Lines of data
-- Start --
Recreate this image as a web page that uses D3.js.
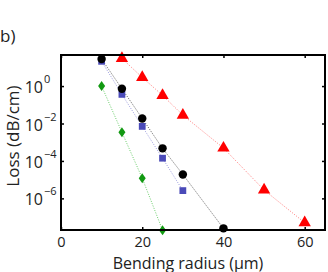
<!DOCTYPE html>
<html><head><meta charset="utf-8">
<script src="https://cdn.jsdelivr.net/npm/d3@7/dist/d3.min.js"></script>
<style>body{margin:0;background:#fff}svg{display:block}text{font-family:"Open Sans",sans-serif;fill:#222}</style>
</head><body><svg id="c" width="328" height="272"></svg>
<script>
const xTicks = [0, 20, 40, 60];
const yTicks = [-6, -4, -2, 0];
const blackX = [10, 15, 20, 25, 30, 40];
const blackY = [27.7, 0.72, 0.0187, 4.7e-4, 1.9e-5, 2.5e-8];
const blueX = [10, 15, 20, 25, 30];
const blueY = [21, 0.36, 7e-3, 1.4e-4, 2.6e-6];
const greenX = [10, 15, 20, 25];
const greenY = [1.0, 3.4e-3, 1.2e-5, 2e-8];
const redX = [15, 20, 25, 30, 40, 50, 60];
const redY = [30, 2.9, 0.32, 0.028, 4.9e-4, 2.8e-6, 5e-8];

const svg = d3.select("#c");
const L = 61, R = 325, T = 55, B = 230;
const x = d3.scaleLinear().domain([0, 65]).range([L, R]);
const y = d3.scaleLog().domain([Math.pow(10, -7.69), Math.pow(10, 1.66)]).range([B, T]);

const series = [
  {xs: redX, ys: redY, line: "#ff8080", fill: "#ff0000", shape: d3.symbolTriangle, size: 66},
  {xs: greenX, ys: greenY, line: "#66cc66", fill: "#119911", shape: "diamond", size: 0},
  {xs: blueX, ys: blueY, line: "#9999dd", fill: "#4a4ab8", shape: d3.symbolSquare, size: 46},
  {xs: blackX, ys: blackY, line: "#555555", fill: "#000000", shape: d3.symbolCircle, size: 56}
];

const plot = svg.append("g");
series.forEach(s => {
  const pts = s.xs.map((v, i) => [v, s.ys[i]]);
  plot.append("path").datum(pts)
    .attr("d", d3.line().x(d => x(d[0])).y(d => y(d[1])))
    .attr("fill", "none").attr("stroke", s.line).attr("stroke-width", 1)
    .attr("stroke-dasharray", "1,1.5");
});
series.forEach(s => {
  const pts = s.xs.map((v, i) => [v, s.ys[i]]);
  plot.selectAll(null).data(pts).enter().append("path")
    .attr("transform", d => `translate(${x(d[0])},${y(d[1])})`)
    .attr("d", s.shape === "diamond" ? "M0,-5L3.5,0L0,5L-3.5,0Z" : d3.symbol().type(s.shape).size(s.size)())
    .attr("fill", s.fill);
});

// axes box
const ax = svg.append("g");
const axB = d3.axisBottom(x).tickValues(xTicks).tickSize(-3).tickPadding(6.5).tickFormat(d3.format("d"));
const gB = ax.append("g").attr("transform", `translate(0,${B})`).call(axB);
const gT = ax.append("g").attr("transform", `translate(0,${T})`).call(d3.axisTop(x).tickValues(xTicks).tickSize(-3).tickFormat(""));
const yv = yTicks.map(e => Math.pow(10, e));
const gL = ax.append("g").attr("transform", `translate(${L},0)`).call(d3.axisLeft(y).tickValues(yv).tickSize(-3).tickFormat(""));
const gR = ax.append("g").attr("transform", `translate(${R},0)`).call(d3.axisRight(y).tickValues(yv).tickSize(-3).tickFormat(""));
[gB, gT, gL, gR].forEach(g => {
  g.select(".domain").remove();
  g.selectAll(".tick line").attr("stroke", "#000").attr("stroke-width", 1.5);
});
gB.selectAll(".tick text").attr("font-size", 14.5).attr("font-family", "Open Sans").attr("fill", "#222");
ax.append("rect").attr("x", L).attr("y", T).attr("width", R - L).attr("height", B - T)
  .attr("fill", "none").attr("stroke", "#000").attr("stroke-width", 2);

// y tick labels
yTicks.forEach(e => {
  svg.append("text").attr("x", 43).attr("y", y(Math.pow(10, e)) + 7)
    .attr("text-anchor", "end").attr("font-size", 16).text("10");
  svg.append("text").attr("x", 44).attr("y", y(Math.pow(10, e)) - 3)
    .attr("font-size", 11).text(String(e).replace("-", "\u2212"));
});

svg.append("text").attr("x", (L + R) / 2 - 5).attr("y", 268.5).attr("text-anchor", "middle")
  .attr("font-size", 16).text("Bending radius (\u03bcm)");
svg.append("text").attr("transform", "translate(19,136) rotate(-90)").attr("text-anchor", "middle")
  .attr("font-size", 17).text("Loss (dB/cm)");
svg.append("text").attr("x", 0).attr("y", 42).attr("font-size", 17).text("b)");
</script></body></html>
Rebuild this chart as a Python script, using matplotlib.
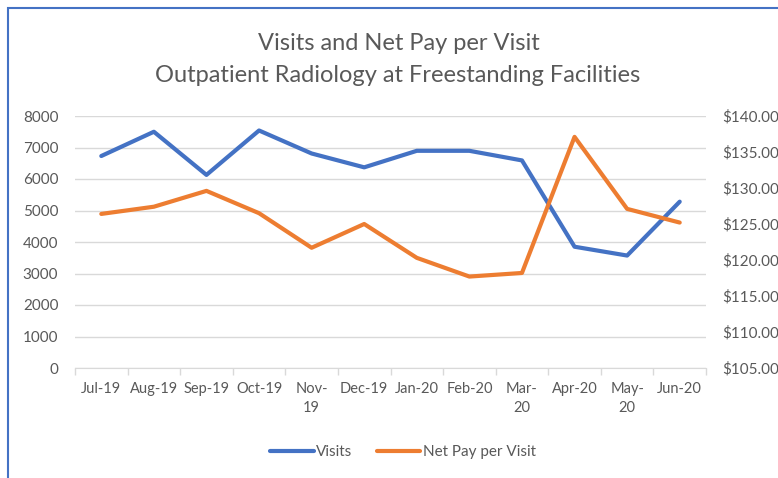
-- End --
PROBLEM TO SOLVE
Nothing in the entries above should change when they are printed again, except that the pictures are dropped.

THE RESULT
Recreate this image as a web page that uses D3.js.
<!DOCTYPE html>
<html><head><meta charset="utf-8">
<script src="https://cdn.jsdelivr.net/npm/d3@7/dist/d3.min.js"></script>
<style>body{margin:0;background:#fff}svg{display:block}text{font-family:"Open Sans",sans-serif;fill:#222}</style>
</head><body><svg id="c" width="328" height="272"></svg>
<script>
const xTicks = [0, 20, 40, 60];
const yTicks = [-6, -4, -2, 0];
const blackX = [10, 15, 20, 25, 30, 40];
const blackY = [27.7, 0.72, 0.0187, 4.7e-4, 1.9e-5, 2.5e-8];
const blueX = [10, 15, 20, 25, 30];
const blueY = [21, 0.36, 7e-3, 1.4e-4, 2.6e-6];
const greenX = [10, 15, 20, 25];
const greenY = [1.0, 3.4e-3, 1.2e-5, 2e-8];
const redX = [15, 20, 25, 30, 40, 50, 60];
const redY = [30, 2.9, 0.32, 0.028, 4.9e-4, 2.8e-6, 5e-8];

const svg = d3.select("#c");
const L = 61, R = 325, T = 55, B = 230;
const x = d3.scaleLinear().domain([0, 65]).range([L, R]);
const y = d3.scaleLog().domain([Math.pow(10, -7.69), Math.pow(10, 1.66)]).range([B, T]);

const series = [
  {xs: redX, ys: redY, line: "#ff8080", fill: "#ff0000", shape: d3.symbolTriangle, size: 66},
  {xs: greenX, ys: greenY, line: "#66cc66", fill: "#119911", shape: "diamond", size: 0},
  {xs: blueX, ys: blueY, line: "#9999dd", fill: "#4a4ab8", shape: d3.symbolSquare, size: 46},
  {xs: blackX, ys: blackY, line: "#555555", fill: "#000000", shape: d3.symbolCircle, size: 56}
];

const plot = svg.append("g");
series.forEach(s => {
  const pts = s.xs.map((v, i) => [v, s.ys[i]]);
  plot.append("path").datum(pts)
    .attr("d", d3.line().x(d => x(d[0])).y(d => y(d[1])))
    .attr("fill", "none").attr("stroke", s.line).attr("stroke-width", 1)
    .attr("stroke-dasharray", "1,1.5");
});
series.forEach(s => {
  const pts = s.xs.map((v, i) => [v, s.ys[i]]);
  plot.selectAll(null).data(pts).enter().append("path")
    .attr("transform", d => `translate(${x(d[0])},${y(d[1])})`)
    .attr("d", s.shape === "diamond" ? "M0,-5L3.5,0L0,5L-3.5,0Z" : d3.symbol().type(s.shape).size(s.size)())
    .attr("fill", s.fill);
});

// axes box
const ax = svg.append("g");
const axB = d3.axisBottom(x).tickValues(xTicks).tickSize(-3).tickPadding(6.5).tickFormat(d3.format("d"));
const gB = ax.append("g").attr("transform", `translate(0,${B})`).call(axB);
const gT = ax.append("g").attr("transform", `translate(0,${T})`).call(d3.axisTop(x).tickValues(xTicks).tickSize(-3).tickFormat(""));
const yv = yTicks.map(e => Math.pow(10, e));
const gL = ax.append("g").attr("transform", `translate(${L},0)`).call(d3.axisLeft(y).tickValues(yv).tickSize(-3).tickFormat(""));
const gR = ax.append("g").attr("transform", `translate(${R},0)`).call(d3.axisRight(y).tickValues(yv).tickSize(-3).tickFormat(""));
[gB, gT, gL, gR].forEach(g => {
  g.select(".domain").remove();
  g.selectAll(".tick line").attr("stroke", "#000").attr("stroke-width", 1.5);
});
gB.selectAll(".tick text").attr("font-size", 14.5).attr("font-family", "Open Sans").attr("fill", "#222");
ax.append("rect").attr("x", L).attr("y", T).attr("width", R - L).attr("height", B - T)
  .attr("fill", "none").attr("stroke", "#000").attr("stroke-width", 2);

// y tick labels
yTicks.forEach(e => {
  svg.append("text").attr("x", 43).attr("y", y(Math.pow(10, e)) + 7)
    .attr("text-anchor", "end").attr("font-size", 16).text("10");
  svg.append("text").attr("x", 44).attr("y", y(Math.pow(10, e)) - 3)
    .attr("font-size", 11).text(String(e).replace("-", "\u2212"));
});

svg.append("text").attr("x", (L + R) / 2 - 5).attr("y", 268.5).attr("text-anchor", "middle")
  .attr("font-size", 16).text("Bending radius (\u03bcm)");
svg.append("text").attr("transform", "translate(19,136) rotate(-90)").attr("text-anchor", "middle")
  .attr("font-size", 17).text("Loss (dB/cm)");
svg.append("text").attr("x", 0).attr("y", 42).attr("font-size", 17).text("b)");
</script></body></html>
Rebuild this chart as a Python script, using matplotlib.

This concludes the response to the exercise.